By KAREN VELIE
The Grover Beach City Council voted on May 8 to immediately require residents to reduce their water usage by 10%.
Customers who fail to comply with reduction targets may be subject to penalties. However, the City Council decided to postpone the imposition of fines.
“We understand that this is going to be difficult for Grover Beach residents, but ensuring we have a short-term and long-term water supply is a top priority for the council and the city,” said Grover Beach Mayor Jeff Lee. “We have seen our residents make the necessary reductions in the past and know each of us can do it again without the need to impose penalties.”
Last May, the city assigned customers a monthly baseline of water consumption based on the amount of water used in 2020.
Over the past three years, Lopez Lake and the Santa Maria Groundwater Basin, the city’s primary water sources, have dropped to alarmingly low levels. Lopez Lake’s storage level is currently below 15,000 acre-feet, which is 29% of the total reservoir capacity. The city’s groundwater supply is expected to decrease 7 1/2 feet by June 2022.

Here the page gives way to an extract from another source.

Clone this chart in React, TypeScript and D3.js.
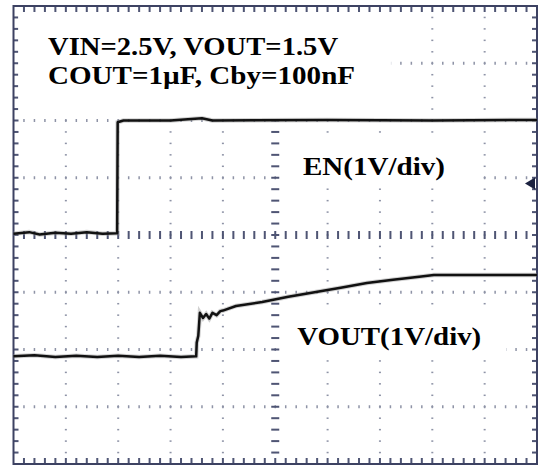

In an attempt to provide a supplemental water supply, Grover Beach has partnered with Pismo Beach and Arroyo Grande to develop Central Coast Blue, a water treatment facility that will be located in Grover Beach. The project will bring a sufficient supply of recycled water to the region, provide reliability during times of severe drought and minimize the risk of seawater intrusion into the groundwater supply. Central Coast Blue is expected to come online in 2025.
“Drought conditions continue to persist as we plan for future water needs,” said Matthew Bronson, Grover Beach city manager. “Beyond the current mandatory reduction of water, the Central Coast Blue project will provide our community with additional sustainable water supply, and we look forward to working with partner agencies to advance this critical project.”